__Source data__
▼▼▼

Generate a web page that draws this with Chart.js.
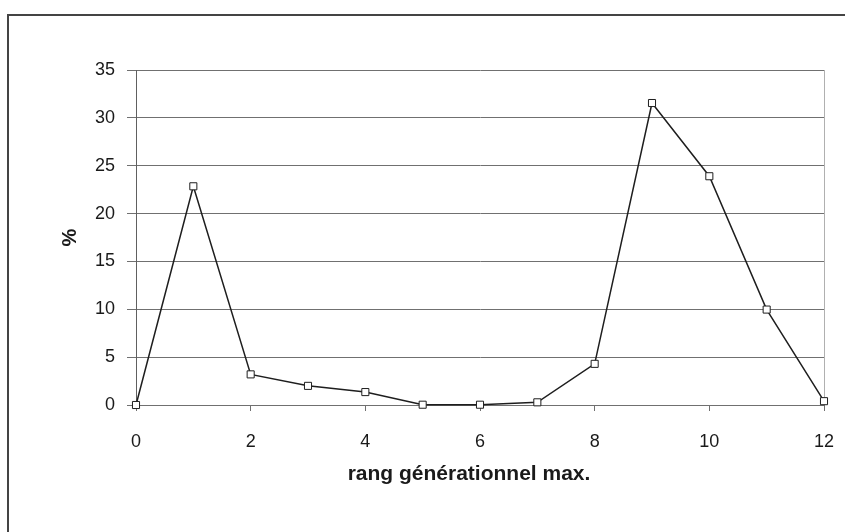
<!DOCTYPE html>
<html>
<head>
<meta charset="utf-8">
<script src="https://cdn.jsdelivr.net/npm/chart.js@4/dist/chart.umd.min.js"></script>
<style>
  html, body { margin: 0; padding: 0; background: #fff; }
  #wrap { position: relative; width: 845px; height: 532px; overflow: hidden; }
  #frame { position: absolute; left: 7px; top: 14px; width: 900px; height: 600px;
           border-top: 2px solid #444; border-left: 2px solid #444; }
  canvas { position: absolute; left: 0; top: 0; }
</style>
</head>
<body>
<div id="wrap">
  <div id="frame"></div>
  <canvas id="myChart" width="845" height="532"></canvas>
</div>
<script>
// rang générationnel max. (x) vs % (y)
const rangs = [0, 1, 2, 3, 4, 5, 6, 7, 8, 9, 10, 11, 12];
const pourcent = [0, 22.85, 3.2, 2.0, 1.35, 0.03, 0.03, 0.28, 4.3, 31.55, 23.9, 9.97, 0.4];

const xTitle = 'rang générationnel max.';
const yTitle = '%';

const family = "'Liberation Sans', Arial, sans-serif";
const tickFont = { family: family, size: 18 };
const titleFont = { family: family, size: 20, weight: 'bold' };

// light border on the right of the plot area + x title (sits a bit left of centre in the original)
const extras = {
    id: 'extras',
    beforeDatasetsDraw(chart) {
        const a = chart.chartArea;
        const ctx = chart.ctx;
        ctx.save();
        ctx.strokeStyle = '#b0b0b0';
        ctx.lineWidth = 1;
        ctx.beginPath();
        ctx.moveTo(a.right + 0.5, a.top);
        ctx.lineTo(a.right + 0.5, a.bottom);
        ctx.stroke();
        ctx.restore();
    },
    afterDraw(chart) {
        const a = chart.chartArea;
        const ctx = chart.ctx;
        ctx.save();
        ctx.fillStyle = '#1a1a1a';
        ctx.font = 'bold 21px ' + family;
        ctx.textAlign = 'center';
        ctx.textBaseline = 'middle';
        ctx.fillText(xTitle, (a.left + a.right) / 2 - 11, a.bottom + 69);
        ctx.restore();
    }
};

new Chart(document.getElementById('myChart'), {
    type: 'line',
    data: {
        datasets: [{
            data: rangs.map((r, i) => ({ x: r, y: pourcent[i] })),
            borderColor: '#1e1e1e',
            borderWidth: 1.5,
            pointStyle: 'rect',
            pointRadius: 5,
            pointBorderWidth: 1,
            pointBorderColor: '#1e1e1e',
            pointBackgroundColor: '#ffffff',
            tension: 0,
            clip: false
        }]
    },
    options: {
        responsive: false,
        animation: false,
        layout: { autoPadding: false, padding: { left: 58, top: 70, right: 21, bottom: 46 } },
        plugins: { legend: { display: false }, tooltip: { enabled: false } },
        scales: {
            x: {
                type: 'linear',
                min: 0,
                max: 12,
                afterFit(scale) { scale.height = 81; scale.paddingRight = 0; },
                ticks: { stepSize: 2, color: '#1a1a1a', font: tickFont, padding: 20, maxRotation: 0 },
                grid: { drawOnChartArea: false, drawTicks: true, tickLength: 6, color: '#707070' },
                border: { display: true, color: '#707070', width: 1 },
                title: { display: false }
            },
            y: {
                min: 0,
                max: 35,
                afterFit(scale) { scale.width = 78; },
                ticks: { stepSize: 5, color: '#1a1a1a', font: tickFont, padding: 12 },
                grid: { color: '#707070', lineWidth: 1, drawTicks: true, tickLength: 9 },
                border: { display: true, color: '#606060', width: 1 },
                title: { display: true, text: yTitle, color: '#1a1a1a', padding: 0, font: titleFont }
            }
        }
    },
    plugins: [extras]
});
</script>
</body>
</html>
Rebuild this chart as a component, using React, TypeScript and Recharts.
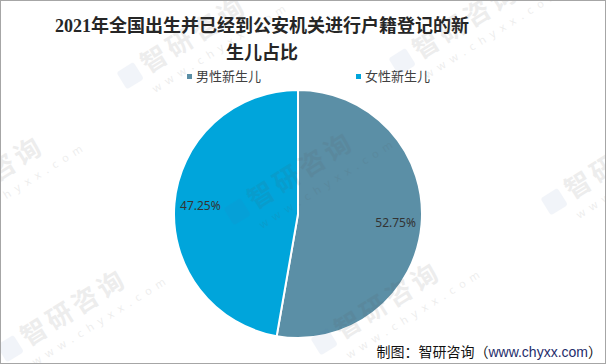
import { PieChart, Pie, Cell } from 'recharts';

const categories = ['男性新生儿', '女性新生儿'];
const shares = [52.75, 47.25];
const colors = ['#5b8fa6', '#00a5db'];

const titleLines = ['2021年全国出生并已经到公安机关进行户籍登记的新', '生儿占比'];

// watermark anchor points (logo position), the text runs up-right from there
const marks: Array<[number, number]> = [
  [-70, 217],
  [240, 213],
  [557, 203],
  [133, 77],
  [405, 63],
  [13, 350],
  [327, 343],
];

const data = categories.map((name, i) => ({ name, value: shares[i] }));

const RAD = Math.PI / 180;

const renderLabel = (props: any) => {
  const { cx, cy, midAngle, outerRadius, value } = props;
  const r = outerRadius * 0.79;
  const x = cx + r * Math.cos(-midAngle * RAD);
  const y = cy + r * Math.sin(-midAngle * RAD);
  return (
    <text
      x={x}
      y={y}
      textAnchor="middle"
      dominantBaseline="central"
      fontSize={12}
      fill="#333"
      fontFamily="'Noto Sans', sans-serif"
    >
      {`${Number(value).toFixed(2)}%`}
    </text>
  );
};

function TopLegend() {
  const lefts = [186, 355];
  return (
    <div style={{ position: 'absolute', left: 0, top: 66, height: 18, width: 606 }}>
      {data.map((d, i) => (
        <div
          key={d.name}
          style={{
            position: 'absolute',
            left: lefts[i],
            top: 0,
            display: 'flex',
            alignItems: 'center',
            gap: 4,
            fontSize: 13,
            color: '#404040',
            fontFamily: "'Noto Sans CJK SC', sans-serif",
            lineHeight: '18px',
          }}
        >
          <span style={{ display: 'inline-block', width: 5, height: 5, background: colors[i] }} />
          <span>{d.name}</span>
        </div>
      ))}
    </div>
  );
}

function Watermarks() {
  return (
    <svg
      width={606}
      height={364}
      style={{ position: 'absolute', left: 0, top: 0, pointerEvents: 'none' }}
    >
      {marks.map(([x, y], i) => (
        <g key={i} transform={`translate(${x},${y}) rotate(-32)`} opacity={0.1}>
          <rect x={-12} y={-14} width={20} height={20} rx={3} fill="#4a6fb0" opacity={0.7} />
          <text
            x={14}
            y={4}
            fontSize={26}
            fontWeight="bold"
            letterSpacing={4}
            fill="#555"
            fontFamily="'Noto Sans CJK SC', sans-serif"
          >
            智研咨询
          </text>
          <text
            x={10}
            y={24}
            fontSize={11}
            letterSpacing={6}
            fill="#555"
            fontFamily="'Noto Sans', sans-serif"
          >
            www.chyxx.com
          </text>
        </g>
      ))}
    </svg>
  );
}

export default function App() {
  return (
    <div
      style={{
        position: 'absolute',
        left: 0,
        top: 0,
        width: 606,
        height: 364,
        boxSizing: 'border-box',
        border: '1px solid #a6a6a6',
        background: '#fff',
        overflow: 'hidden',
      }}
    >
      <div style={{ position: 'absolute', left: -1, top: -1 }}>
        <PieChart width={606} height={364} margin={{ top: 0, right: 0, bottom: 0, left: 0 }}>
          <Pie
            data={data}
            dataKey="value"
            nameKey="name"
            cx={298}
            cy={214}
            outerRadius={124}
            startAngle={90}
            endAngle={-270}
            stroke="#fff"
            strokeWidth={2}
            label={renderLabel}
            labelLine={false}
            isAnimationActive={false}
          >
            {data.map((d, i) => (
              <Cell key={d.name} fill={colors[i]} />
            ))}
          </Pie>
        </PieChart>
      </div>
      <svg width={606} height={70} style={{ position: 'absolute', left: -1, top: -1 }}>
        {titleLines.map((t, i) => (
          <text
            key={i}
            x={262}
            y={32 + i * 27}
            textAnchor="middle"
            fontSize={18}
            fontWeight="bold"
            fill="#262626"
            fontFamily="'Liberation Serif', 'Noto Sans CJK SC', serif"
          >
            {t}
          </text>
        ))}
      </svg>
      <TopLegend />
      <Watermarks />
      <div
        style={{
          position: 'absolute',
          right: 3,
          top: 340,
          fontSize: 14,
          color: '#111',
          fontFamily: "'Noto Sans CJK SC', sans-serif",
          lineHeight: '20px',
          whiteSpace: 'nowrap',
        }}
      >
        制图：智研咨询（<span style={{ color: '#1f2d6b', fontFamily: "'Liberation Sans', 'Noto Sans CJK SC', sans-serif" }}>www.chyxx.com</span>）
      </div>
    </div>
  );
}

▲▲▲

__Required task__
From the opening line of the listing above through the line bearing "20, weight: 'bold'", repeat each line exactly. Drop every picture.

__Completed exercise__
Generate a web page that draws this with Chart.js.
<!DOCTYPE html>
<html>
<head>
<meta charset="utf-8">
<script src="https://cdn.jsdelivr.net/npm/chart.js@4/dist/chart.umd.min.js"></script>
<style>
  html, body { margin: 0; padding: 0; background: #fff; }
  #wrap { position: relative; width: 845px; height: 532px; overflow: hidden; }
  #frame { position: absolute; left: 7px; top: 14px; width: 900px; height: 600px;
           border-top: 2px solid #444; border-left: 2px solid #444; }
  canvas { position: absolute; left: 0; top: 0; }
</style>
</head>
<body>
<div id="wrap">
  <div id="frame"></div>
  <canvas id="myChart" width="845" height="532"></canvas>
</div>
<script>
// rang générationnel max. (x) vs % (y)
const rangs = [0, 1, 2, 3, 4, 5, 6, 7, 8, 9, 10, 11, 12];
const pourcent = [0, 22.85, 3.2, 2.0, 1.35, 0.03, 0.03, 0.28, 4.3, 31.55, 23.9, 9.97, 0.4];

const xTitle = 'rang générationnel max.';
const yTitle = '%';

const family = "'Liberation Sans', Arial, sans-serif";
const tickFont = { family: family, size: 18 };
const titleFont = { family: family, size: 20, weight: 'bold' };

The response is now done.